Competition between airlines and agents ensued, accelerated in part by the Internet. Unlike some industries, where attempts at e-commerce fizzled, travel agents and airlines alike have found consumers more than willing to shop online for cheaper flights. Online travel agents Travelocity.com and Expedia.com, now among the 10 largest in the country, are among the best examples. On June 4, American, Delta, Northwest, United and Continental - the nation`s top five carriers, commanding 70 percent of the air travel business - launched Orbitz, a travel Web site that claims access to 450 airlines. Like many travel Web sites, Orbitz also advertises rental car and hotel rates. Travel agents see the site as an attempt by the airlines to crowd out competition. They say Orbitz will enable airlines to more easily put through fare increases.
“An airline will float out a fare increase, and if nobody follows, then they`ll pull it back,” Davison said. “On Orbitz they`ll be able to do that immediately because they all share the database.”
The Department of Justice is investigating complaints by consumer groups about Orbitz.
Even more troubling to travel agents is the proposed merger between United and US Air, a marriage that Davison said could put more than half of the country`s air travel in the hands of one company. According to a survey from the National Business Travel Association, an industry trade group, 70 percent of travel agents believe the merger would raise ticket prices. The survey also found 58 percent thought any airline merger would increase rates.
“I cannot come up with any scenario in which that [United-US Air merger] is advantageous to any consumer,” Davison said.
Consolidation is a fact of life elsewhere in the travel industry as well. On June 18, New York-based Cendant Corp. said it would pay $2.9 billion for electronic travel-reservation specialist Galileo International Inc. The merger would give hotel and rental car giant Cendant control over the nation`s second-largest airline reservation and fare-tracking system.
Cendant already owns 6,000 hotels, including the chains Days Inn, Howard Johnson, Ramada and Super 8 and 4,400 Avis car rental outlets. Galileo`s reservation system, used by travel agents to keep track of fares and flight availability, is second to that of Sabre Holdings, operator of online travel agent Travelocity.com. Galileo also owns an online travel site, Trip.com. The merger`s implications for travel agents are hard to predict, said Valerie Estep, president of Topaz Inc., an Oregon-based airfare auditing firm.
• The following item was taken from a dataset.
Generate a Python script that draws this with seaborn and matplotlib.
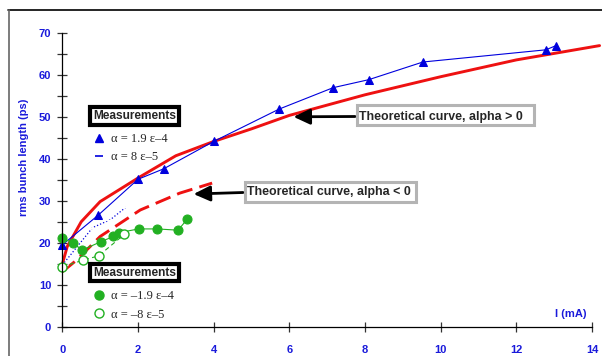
import matplotlib
matplotlib.use("Agg")
import matplotlib.pyplot as plt
from matplotlib.lines import Line2D
from matplotlib.patches import Rectangle
import seaborn as sns
import numpy as np

# ---- data ----
blue_tri_x = [0.0, 0.94, 2.0, 2.68, 4.0, 5.73, 7.16, 8.1, 9.53, 12.78, 13.05]
blue_tri_y = [19.6, 26.6, 35.2, 37.7, 44.2, 51.9, 57.0, 58.9, 63.1, 66.0, 67.0]

blue_dash_x = [0.0, 0.8, 1.27, 1.7]
blue_dash_y = [14.8, 23.7, 25.6, 28.7]

green_fill_x = [0.0, 0.28, 0.53, 1.03, 1.35, 1.49, 2.02, 2.5, 3.06, 3.3]
green_fill_y = [21.3, 20.0, 18.4, 20.4, 21.6, 22.5, 23.4, 23.4, 23.1, 25.7]

green_open_x = [0.0, 0.56, 0.96, 1.64]
green_open_y = [14.4, 16.0, 17.0, 22.1]

theory_pos_x = [0.0, 0.13, 0.5, 1.0, 2.0, 3.0, 4.0, 5.0, 6.0, 8.0, 10.0, 12.0, 14.2]
theory_pos_y = [15.0, 19.2, 25.1, 29.9, 35.5, 40.8, 44.2, 47.2, 50.4, 55.3, 59.6, 63.6, 67.0]

theory_neg_x = [0.0, 0.38, 1.0, 2.06, 3.1, 3.96]
theory_neg_y = [13.2, 16.0, 21.6, 27.9, 31.9, 34.3]

x_ticks = [0, 2, 4, 6, 8, 10, 12, 14]
y_ticks = [0, 10, 20, 30, 40, 50, 60, 70]

labels_pos = ["\u03b1 = 1.9 \u03b5\u20134", "\u03b1 = 8 \u03b5\u20135"]
labels_neg = ["\u03b1 = \u20131.9 \u03b5\u20134", "\u03b1 = \u20138 \u03b5\u20135"]
legend_title = "Measurements"
note_pos = "Theoretical curve, alpha > 0"
note_neg = "Theoretical curve, alpha < 0"

BLUE = "#0000dd"
RED = "#ee1111"
GREEN = "#22b022"
LBLUE = "#1a1adb"

sns.set_style("white")
plt.rcParams["font.family"] = ["Liberation Sans", "DejaVu Sans"]

W, H = 602, 356
fig = plt.figure(figsize=(W / 100, H / 100), dpi=100)
x0, x1 = 62.3, 592.0
y0, y1 = 327.3, 33.0
ax = fig.add_axes([x0 / W, 1 - y0 / H, (x1 - x0) / W, (y0 - y1) / H])


def fx(px):
    return px / W


def fy(py):
    return 1 - py / H


# theoretical curves
sns.lineplot(x=theory_pos_x, y=theory_pos_y, ax=ax, color=RED, lw=2.1,
             estimator=None, sort=False, clip_on=False)
sns.lineplot(x=theory_neg_x, y=theory_neg_y, ax=ax, color=RED, lw=2.1,
             estimator=None, sort=False, clip_on=False)
ax.lines[-1].set_dashes((5.5, 2.5))

# measurements
sns.lineplot(x=blue_tri_x, y=blue_tri_y, ax=ax, color=BLUE, lw=0.8,
             marker="^", markersize=5.8, markeredgecolor=BLUE,
             estimator=None, sort=False, clip_on=False)
sns.lineplot(x=blue_dash_x, y=blue_dash_y, ax=ax, color=BLUE, lw=0.9,
             marker="_", markersize=8, markeredgewidth=1.0,
             estimator=None, sort=False, clip_on=False)
ax.lines[-1].set_linestyle(":")
sns.lineplot(x=green_fill_x, y=green_fill_y, ax=ax, color=GREEN, lw=0.8,
             marker="o", markersize=6.5, markeredgecolor=GREEN,
             estimator=None, sort=False, clip_on=False)
sns.lineplot(x=green_open_x, y=green_open_y, ax=ax, color=GREEN, lw=0.8,
             marker="o", markersize=6.5, markeredgecolor=GREEN,
             markerfacecolor="white", markeredgewidth=1.0,
             estimator=None, sort=False, clip_on=False)
ax.lines[-1].set_dashes((4, 3))

ax.set_xlim(0, 14)
ax.set_ylim(0, 70)
for s in ["top", "right"]:
    ax.spines[s].set_visible(False)
for s in ["left", "bottom"]:
    ax.spines[s].set_color("black")
    ax.spines[s].set_linewidth(0.9)

ax.set_xticks(x_ticks)
ax.set_yticks(y_ticks)
ax.set_yticks(np.arange(5, 70, 10), minor=True)
ax.tick_params(axis="both", which="both", direction="inout", color="#333333",
               width=0.9, labelcolor=LBLUE, labelsize=8, bottom=True, left=True)
ax.tick_params(axis="both", which="major", length=7)
ax.tick_params(axis="y", which="minor", length=7)
ax.tick_params(axis="x", pad=9)
ax.tick_params(axis="y", pad=4.5)
for t in ax.get_xticklabels() + ax.get_yticklabels():
    t.set_fontweight("bold")

ax.set_ylabel("rms bunch length (ps)", color=LBLUE, fontsize=8, fontweight="bold")
ax.yaxis.set_label_coords(-0.063, 0.576)
ax.set_xlabel("I (mA)", color=LBLUE, fontsize=8, fontweight="bold")
ax.xaxis.set_label_coords(0.96, 0.045)
ax.xaxis.label.set_va("center")

# legends
title_box = dict(facecolor="white", edgecolor="black", linewidth=3,
                 boxstyle="square,pad=0.25")
leg_kw = dict(frameon=False, loc="center left", bbox_transform=fig.transFigure,
              prop={"family": "Liberation Serif", "size": 9},
              handlelength=0.8, handletextpad=0.55, labelspacing=0.5,
              borderaxespad=0, borderpad=0)

h_pos = [Line2D([], [], ls="none", marker="^", color=BLUE, markersize=6),
         Line2D([], [], ls="none", marker="_", color=BLUE, markersize=6, markeredgewidth=1.2)]
leg1 = ax.legend(h_pos, labels_pos, bbox_to_anchor=(fx(94), fy(148)), **leg_kw)
ax.add_artist(leg1)

h_neg = [Line2D([], [], ls="none", marker="o", color=GREEN, markersize=6.5),
         Line2D([], [], ls="none", marker="o", color=GREEN, markerfacecolor="white",
                markersize=6.5, markeredgewidth=1.0)]
leg2 = ax.legend(h_neg, labels_neg, bbox_to_anchor=(fx(94), fy(305.5)), **leg_kw)

for ty in (116, 272.5):
    fig.text(fx(93), fy(ty), legend_title, ha="left", va="center", fontsize=8.6,
             fontweight="bold", bbox=title_box)

# annotations: gray boxes, text, arrows
for (bx0, bx1, by0, by1) in [(355, 535, 104, 127), (243, 417, 180, 203)]:
    fig.add_artist(Rectangle((fx(bx0 + 1.5), fy(by1 - 1.5)), (bx1 - bx0 - 3) / W,
                             (by1 - by0 - 3) / H, transform=fig.transFigure,
                             facecolor="white", edgecolor="#b4b4b4", linewidth=2.2,
                             zorder=5))
fig.text(fx(359), fy(116.5), note_pos, ha="left", va="center", fontsize=8.9,
         fontweight="bold", zorder=6)
fig.text(fx(247), fy(192), note_neg, ha="left", va="center", fontsize=8.9,
         fontweight="bold", zorder=6)

arrow = dict(arrowstyle="-|>,head_length=1.0,head_width=0.47", color="black",
             lw=2.0, shrinkA=0, shrinkB=0, mutation_scale=10)
ax.annotate("", xy=(6.11, 50.07), xytext=(355, H - 116.5), textcoords="figure pixels",
            arrowprops=arrow, annotation_clip=False)
ax.annotate("", xy=(3.47, 31.7), xytext=(243, H - 192.5), textcoords="figure pixels",
            arrowprops=arrow, annotation_clip=False)

# figure frame
fig.add_artist(Line2D([fx(8), 1], [fy(10), fy(10)], color="black", lw=1.2,
                      transform=fig.transFigure))
fig.add_artist(Line2D([fx(9), fx(9)], [0, fy(10)], color="#666666", lw=1.2,
                      transform=fig.transFigure))

fig.savefig("out.png", dpi=100)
But, Estep said, the merger puts more pressure on travel agents to invest time and money in riding the information highway.
“Any agency at this point now needs to be very conversant in working through the information streams they have now,” Estep said. “It takes quite a bit of time and energy to stay on top of all the resources that are available.” For World Wide, the future lies in offering more than cheap tickets. The company has been working for several years to recast itself as a travel consultant, helping corporations squeeze the most from their travel budgets, Davison said. According to a New York-based travel giant American Express, corporate travel and entertainment expenses reached $157 billion in 2000 and replaced data processing as corporate America`s second-greatest controllable expense.
In return for a transaction fee, World Wide and other new- breed agencies promise corporations cheap flights, hotels, rental cars and extras like travel insurance and emergency road-side service. A corporation`s employees get access to a Web site that funnels business through the cheapest vendors and keeps costs to a minimum, Davison said. “We`re not trying to sell airline tickets off the Web,” Davison said. “We`re trying to develop relationships with corporations and help them manage their travel.”
While the company still handles sales over the phone and coordinates leisure trips for individuals - Davison said the company would “sell an airline ticket to anybody” - World Wide hopes to build its service almost entirely around corporate clients. The company names Alltel, Acxiom, Stephens Inc. and American Freightways among its clients, and it has a hefty government contracts with the General Services Administration, the U.S. Postal Service and the National Aeronautics and Space Administration.
With such contracts, Davison said, World Wide is armed and ready for a troubled but potentially profitable future. Some agencies may not adjust to the new travel market while others, Davison said, will prosper. “As the airlines try to reinvent the distribution system and go directly to the consumer, it`s bringing into focus what we`ve always done,” Davison said. “There are those of us in the travel agent community who feel that this is a good thing.”